Alabama's HB 56 is a self-inflicted wound—the product of short-sighted lawmakers unable to see beyond the most immediate political opportunity. Though the impact of similar anti-immigrant laws in Arizona and Georgia clearly foreshadowed its legal and economic fallout, HB 56 was passed with little regard for the hardships those states have experienced.
The result is a crisis that harkens back to the bleakest days of Alabama’s racial history. It is a crisis that could have been avoided—one that certainly must end now.
A family goes 40 days without running water because their “papers” are not in order.
A health clinic refuses to treat a young girl due to her immigration status. Days later, she undergoes emergency surgery.
A man brandishes a gun to day laborers, then refuses to pay for their work.
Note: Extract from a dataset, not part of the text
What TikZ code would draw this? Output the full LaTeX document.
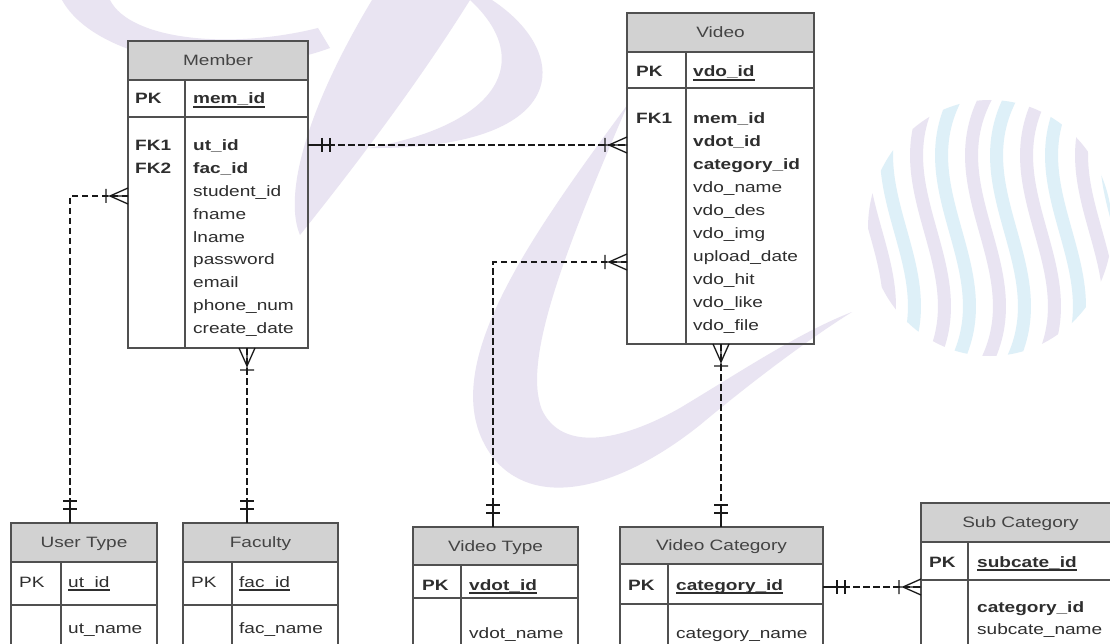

A Latina born and raised in the U.S. discovers she’s suddenly regarded with suspicion — even enduring taunts of “Go back to Mexico.”
These are just a few of the stories told by Latinos who are living under the cloud of Alabama’s newly enacted anti-immigrant law, HB 56.
Like the Arizona law it was modeled after, Alabama’s law grants police the authority to demand “papers” demonstrating citizenship or legal status during routine traffic stops. But it does much more.
In Alabama, where undocumented immigrants comprise just 2.5 percent of the population, lawmakers added a slew of cruel provisions designed to create a law that, in the words of a key sponsor, “attacks every aspect” of an undocumented immigrant’s life.
The result was the harshest anti-immigrant law in the nation—a law that virtually guarantees racial profiling, discrimination and harassment against all Latinos in Alabama. HB 56 attacks not only “every aspect” of an immigrant’s life in Alabama—but also basic human dignity and our most fundamental ideals as a nation.
The victims are mothers, fathers and children—often people working hard to overcome crushing poverty and build a brighter future against long odds. Thousands of children—many of them U.S. citizens who have every right to be here—are now living in fear of losing their parents and are afraid to go to school.
Shortly after the law took effect, the Southern Poverty Law Center and its allies established a hotline for residents to report how the law affected them. Almost 1,000 calls poured in during its first weekend of operation. By late January 2012, more than 5,100 calls had been received. This report contains stories reported to the SPLC through the hotline and other channels. They illustrate the devastating impact HB 56 has had on Alabama Latinos, regardless of their immigration status. The stories also illustrate that HB 56 has unleashed a kind of vigilantism, leading some Alabamians to believe they can cheat, harass and intimidate Latinos with impunity. These consequences were easily foreseeable.
The law was forged within a legislative debate rife with stereotypes, misinformation, incendiary rhetoric and bigotry. The Senate sponsor told colleagues they needed to “empty the clip” to deal with immigrants. The House sponsor, Rep. Micky Hammon, cited the increase in Alabama’s Latino population to illustrate the growth of the state’s undocumented population. Hammon’s conflation of “Hispanic” with “illegal immigrant” during the legislative debate was so egregious that a federal judge cited it in a recent opinion.
When legislators supporting HB 56 can’t distinguish between ethnicity and immigration status, it should be no surprise the law brings the chaos and confusion described in the following pages. As the Latinos whose stories are told here can attest, HB 56 has been a dangerous, failed experiment—a humanitarian disaster.
It is not a mere reflection of federal immigration law, as some supporters suggest. Federal immigration law does not require school officials to question students about their immigration status. It does not invalidate contracts based on a person’s immigration status. And it does not make it a crime to give someone a ride. Yet HB 56 contains these provisions and more.
Whether through ignorance or design, HB 56 sends a destructive message of intolerance to Alabama’s Latino residents and sullies the state’s reputation in the eyes of the world. It gives a nod and a wink to the worst prejudices harbored by some residents.
The message is being heard loud and clear.
“Hateful people are hateful no matter what, but with this law they feel more empowered,” Enrique Corral, a U.S. citizen in Alabama, said of the new attitude adopted by some residents. “If I used to just spit on you, now I’m going to spit on you and kick you when you’re down.”